Heightening the risk is an IRS crackdown, now in its third year, on worker misclassification, particularly in the area of independent contractors.

The temptation to classify an employee as an independent contractor instead of a traditional employee is always present. Independent contractors don’t cost their employers payroll taxes, unemployment insurance or worker’s compensation insurance. Under the Affordable Care Act, the temptation to under-report full-time or “traditional” employees is even greater.

Employment lawyers, accountants and human resource professionals are warning businesses to resist that temptation.

Chris Doolittle, a senior manager at BKD LLP in Little Rock, said he’s particularly worried about businesses on the cusp of the 50-employee ACA requirement. “If a few independent contractors get reclassified into full-time employees, it could pull [such businesses] under the law and subject them to penalties. That’s my concern.”

He gave the example of a business with 45 full-time workers. “They think that they’re not under the definition of a large employer and then all of a sudden they’re surprised when an IRS exam comes along and several independent contractors are reclassified as full-time employees,” he said.

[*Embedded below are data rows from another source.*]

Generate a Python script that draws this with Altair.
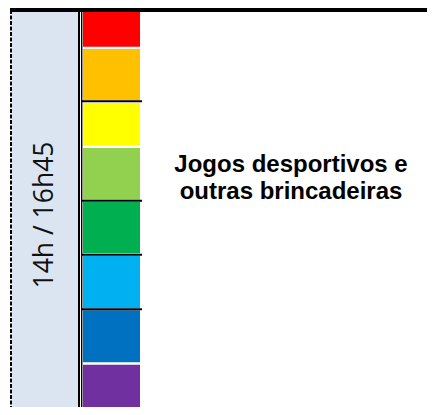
import altair as alt
import pandas as pd

# --- data -------------------------------------------------------------
strip_colors = ["#FF0000", "#FFC000", "#FFFF00", "#92D050",
                "#00B050", "#00B0F0", "#0070C0", "#7030A0"]
strip_top = [4, 41, 95, 140, 194, 248, 302.3, 356.7]
strip_bottom = [38.7, 92, 137.7, 191.7, 245.3, 300, 354.3, 399]
black_sep = [93.3, 192.8, 246.7, 301.2]

time_label = ["14h / 16h45"]
activity_lines = ["Jogos desportivos e", "outras brincadeiras"]

W, H = 419, 399
xs = alt.Scale(domain=[0, W], nice=False, zero=False)
ys = alt.Scale(domain=[0, H], nice=False, zero=False, reverse=True)

def X(f, **kw):
    return alt.X(f, type="quantitative", scale=xs, axis=None, **kw)

def Y(f, **kw):
    return alt.Y(f, type="quantitative", scale=ys, axis=None, **kw)

# left light-blue panel
panel = alt.Chart(pd.DataFrame({"x": [4], "x2": [70], "y": [4], "y2": [H]})).mark_rect(
    color="#DBE5F1").encode(x=X("x"), x2="x2", y=Y("y"), y2="y2")

# colour strips
strips_df = pd.DataFrame({"c": strip_colors, "y": strip_top, "y2": strip_bottom,
                          "x": [75] * len(strip_colors), "x2": [132] * len(strip_colors)})
strips = alt.Chart(strips_df).mark_rect().encode(
    x=X("x"), x2="x2", y=Y("y"), y2="y2",
    color=alt.Color("c:N", scale=None))

# black separators between some strips
sep_df = pd.DataFrame({"y": black_sep, "x": [74] * len(black_sep), "x2": [134] * len(black_sep)})
seps = alt.Chart(sep_df).mark_rule(color="black", strokeWidth=2).encode(
    x=X("x"), x2="x2", y=Y("y"))

# double vertical line
vlines_df = pd.DataFrame({"x": [71, 73.7], "w": [2, 1.4], "y": [2, 2], "y2": [H, H]})
vlines = alt.Chart(vlines_df).mark_rule(color="black").encode(
    x=X("x"), y=Y("y"), y2="y2",
    strokeWidth=alt.StrokeWidth("w:Q", scale=None))

# dashed left border
dashed = alt.Chart(pd.DataFrame({"x": [3], "y": [2], "y2": [H]})).mark_rule(
    color="black", strokeWidth=2, strokeDash=[4, 1.5]).encode(
    x=X("x"), y=Y("y"), y2="y2")

# thick top border
top = alt.Chart(pd.DataFrame({"x": [2], "x2": [W], "y": [2]})).mark_rule(
    color="black", strokeWidth=4).encode(x=X("x"), x2="x2", y=Y("y"))

# rotated time label
time_txt = alt.Chart(pd.DataFrame({"t": time_label, "x": [37], "y": [207]})).mark_text(
    font="Open Sans", fontSize=26.5, angle=270, align="center", baseline="middle",
    color="#111111").encode(x=X("x"), y=Y("y"), text="t:N")

# activity text
act_df = pd.DataFrame({"t": activity_lines, "x": [283, 283], "y": [157, 184]})
act_txt = alt.Chart(act_df).mark_text(
    font="Liberation Sans", fontSize=24, fontWeight="bold", align="center",
    baseline="middle", color="black").encode(x=X("x"), y=Y("y"), text="t:N")

chart = alt.layer(panel, strips, seps, vlines, dashed, top, time_txt, act_txt).properties(
    width=W, height=H, autosize=alt.AutoSizeParams(type="none"), padding=0,
    background="white"
).configure_view(stroke=None)

chart.save("out.html", embed_options={"renderer": "svg", "actions": False})
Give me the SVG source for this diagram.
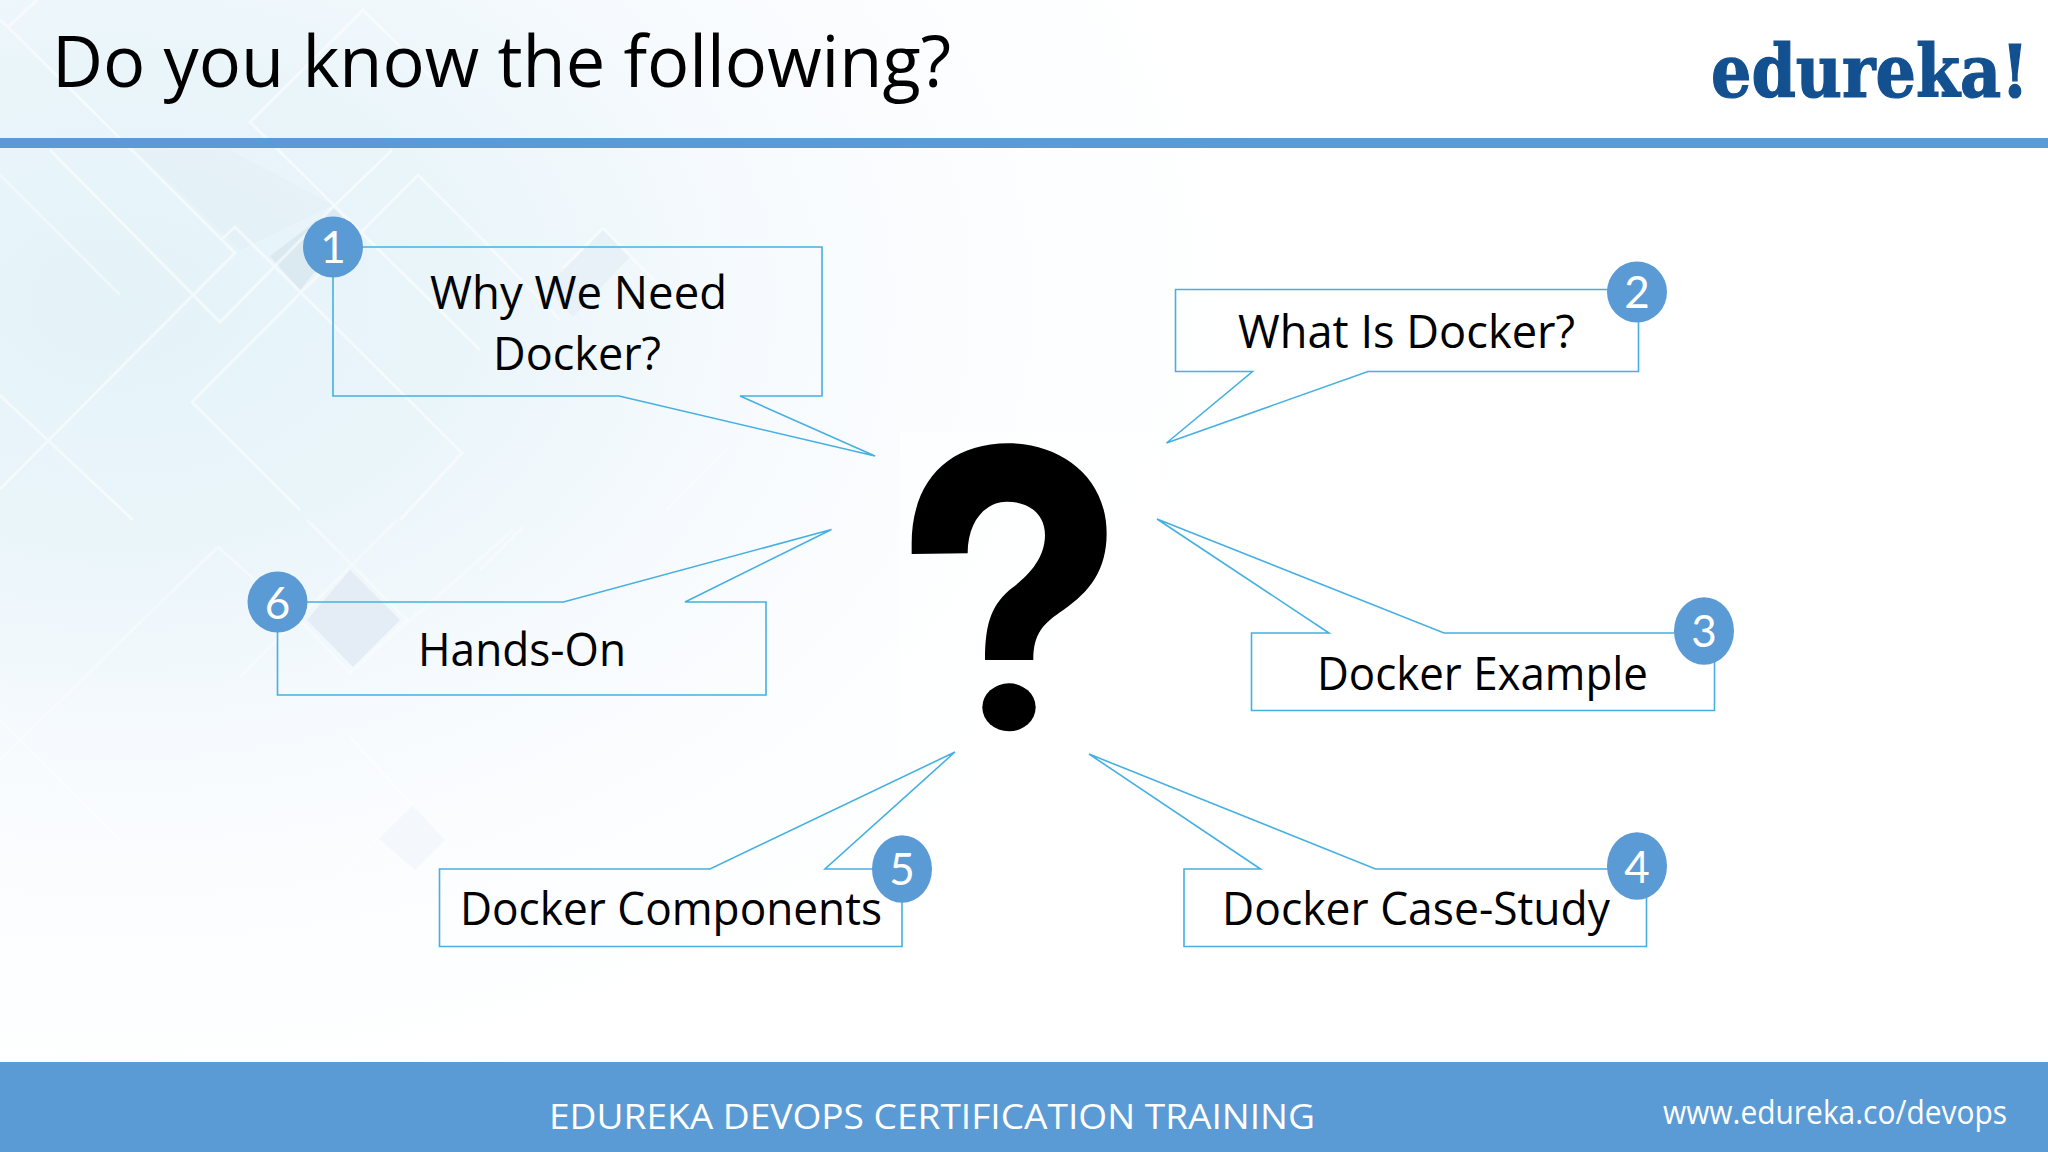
<svg xmlns="http://www.w3.org/2000/svg" width="2048" height="1152" viewBox="0 0 2048 1152">
<style>
.c{fill:none;stroke:#45b0e1;stroke-width:1.6}
.t{font-family:"Open Sans","Noto Sans",sans-serif;font-size:45px;fill:#000}
.n{font-family:"Lato","Noto Sans",sans-serif;font-size:44px;fill:#fff;text-anchor:middle}
.b{fill:#5b9bd5}
.d{fill:none;stroke:#fff;stroke-width:3}
</style>
<defs>
<radialGradient id="bg" gradientUnits="userSpaceOnUse" cx="120" cy="300" r="1150" gradientTransform="translate(0 90) scale(1 .7)">
<stop offset="0" stop-color="#e4f3f8"/><stop offset=".3" stop-color="#eaf5fa"/><stop offset=".6" stop-color="#f8fbfe"/><stop offset=".85" stop-color="#fdfeff"/><stop offset="1" stop-color="#fff"/>
</radialGradient>
</defs>
<rect width="2048" height="1152" fill="#fff"/>
<rect width="2048" height="1062" fill="url(#bg)"/>
<g id="background">
<path fill="#dbe7ef" opacity=".2" d="M230 150L333 205L240 250L135 150Z"/>
<path fill="#d3e1ea" opacity=".6" d="M333 208L352 226L300 290L270 256Z"/>
<path fill="#e1e9f3" opacity=".45" d="M603 230L630 257L573 317L547 287Z"/>
<path fill="#e2ebf5" opacity=".9" d="M350 570L400 620L353 667L307 620Z"/>
<path fill="#eef3f9" opacity=".5" d="M412 805L445 840L415 870L378 838Z"/>
<g opacity=".55">
<path class="d" d="M0 20L8 27L235 253L7 482L0 489M8 27L37 0"/>
<path class="d" d="M50 150L220 322L333 207L392 150"/>
<path class="d" d="M223 238L235 227L462 453L400 520"/>
<path class="d" d="M300 510L192 402L418 175L480 237L560 320"/>
<path class="d" d="M0 395L7 402L133 520"/>
<path class="d" d="M437 83L363 10L250 122L480 350"/>
<path class="d" d="M603 228L563 268M603 228L680 307"/>
</g>
<g opacity=".4">
<path class="d" d="M397 520L240 677M307 520L407 620L350 673L300 620M350 673L513 530"/>
<path class="d" d="M218 547L160 603L0 760M218 547L300 620M728 447L667 510M523 527L480 570"/>
<path class="d" d="M350 737L412 805L277 937M707 777L647 840M0 720L120 840"/>
<path class="d" d="M0 175L120 295"/>
</g>
</g>
<rect x="900" y="432" width="260" height="330" fill="#fff" opacity=".5"/>
<rect class="b" y="138" width="2048" height="10"/>
<rect class="b" y="1062" width="2048" height="90"/>
<text id="title" x="52" y="87" font-family="'Open Sans','Noto Sans',sans-serif" font-size="71" textLength="899" lengthAdjust="spacingAndGlyphs">Do you know the following?</text>
<text id="logo" x="1711" y="97" font-family="'DejaVu Serif Condensed','DejaVu Serif',serif" font-weight="700" font-size="72" fill="#12508f" stroke="#12508f" stroke-width="1.200" textLength="318" lengthAdjust="spacingAndGlyphs">edureka!</text>
<g id="question-mark" transform="translate(880 420) scale(.3333)">
<path d="M95 402L263 400C263 300 320 245 380 245C450 245 495 285 495 345C495 420 440 470 395 505C340 550 315 600 315 720L460 720C460 640 490 610 550 570C630 515 680 450 680 340C680 170 540 70 385 70C200 70 95 190 95 370Z"/>
<ellipse cx="387" cy="862" rx="80" ry="72"/>
</g>
<g id="connectors">
<path class="c" d="M333 247H822V396H740L875 456L619 396H333Z"/>
<path class="c" d="M1175.500 289.500H1638.500V371.500H1368L1166.500 443L1252.500 371.500H1175.500Z"/>
<path class="c" d="M1251.500 633H1329L1157 519L1444 633H1714.500V710.500H1251.500Z"/>
<path class="c" d="M1184 869H1260.500L1089 754L1375.500 869H1646.500V946.500H1184Z"/>
<path class="c" d="M439.500 869H710L955 752L825 869H902V946.500H439.500Z"/>
<path class="c" d="M277.500 602H563.500L831.500 529.500L685 602H766V695H277.500Z"/>
</g>
<g id="node-1"><ellipse class="b" cx="333" cy="247" rx="30" ry="30.500"/><text class="n" x="333" y="263">1</text><text class="t" x="430" y="309" textLength="297" lengthAdjust="spacingAndGlyphs">Why We Need</text><text class="t" x="493" y="370" textLength="168" lengthAdjust="spacingAndGlyphs">Docker?</text></g>
<g id="node-2"><ellipse class="b" cx="1637" cy="292" rx="30" ry="30.500"/><text class="n" x="1637" y="308">2</text><text class="t" x="1238" y="348" textLength="337" lengthAdjust="spacingAndGlyphs">What Is Docker?</text></g>
<g id="node-3"><ellipse class="b" cx="1704" cy="631" rx="30" ry="33.800"/><text class="n" x="1704" y="647">3</text><text class="t" x="1317" y="690" textLength="331" lengthAdjust="spacingAndGlyphs">Docker Example</text></g>
<g id="node-4"><ellipse class="b" cx="1637" cy="866" rx="30" ry="33.800"/><text class="n" x="1637" y="883">4</text><text class="t" x="1222" y="925" textLength="388" lengthAdjust="spacingAndGlyphs">Docker Case-Study</text></g>
<g id="node-5"><ellipse class="b" cx="902" cy="869" rx="30" ry="33.800"/><text class="n" x="902" y="885">5</text><text class="t" x="460" y="925" textLength="422" lengthAdjust="spacingAndGlyphs">Docker Components</text></g>
<g id="node-6"><ellipse class="b" cx="277.500" cy="602" rx="30" ry="30.500"/><text class="n" x="277.500" y="619">6</text><text class="t" x="418" y="666" textLength="208" lengthAdjust="spacingAndGlyphs">Hands-On</text></g>
<text id="footer" x="549" y="1129" font-family="'Open Sans',sans-serif" font-size="35" fill="#fff" textLength="766" lengthAdjust="spacingAndGlyphs">EDUREKA DEVOPS CERTIFICATION TRAINING</text>
<text id="url" x="1663" y="1124" font-family="'Open Sans',sans-serif" font-size="32" fill="#fff" textLength="344" lengthAdjust="spacingAndGlyphs">www.edureka.co/devops</text>
</svg>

“Let’s just say the years under audit were ’17, ’16 and ’15 — and all those years the health care law was in effect. Well, you could have multiple years all of a sudden where you’re surprised by the health care penalty.”

Doolittle cited the Kiplinger Tax Letter of Aug. 2, published by the financial media company. “The stakes on worker classification will get higher, thanks to health reform,” it said. “After 2014, firms with at least 50 full-time employees must offer a reasonable level of affordable health insurance or large penalties will be due. If the reclassified workers push the company over 49 employees, that triggers the employer insurance mandate.”

(To view a PDF chart breaking down the national workforce by traditional, self-employed and independent status, click here.)

The IRS isn’t the only government agency cracking down on businesses that try to skirt laws protecting full-time traditional employees. The U.S. Department of Labor, as part of the Middle Class Task Force led by Vice President Joe Biden, also has employee misclassification in its sights.

The laws about independent contractors can be confusing, said Missy McJunkins Duke, a lawyer with Cross Gunter Witherspoon & Galchus of Little Rock. “There’s an IRS test, there’s a test under the Fair Labor Standards Act (the wage and hour law), there’s a test for unemployment purposes under Arkansas law (Workforce Services), there’s an ERISA test and there’s an Arkansas workers’ compensation test,” Duke said. “So there may be somebody who for workers’ comp purposes or unemployment under Arkansas law might be an independent contractor but under another test, they may not be.”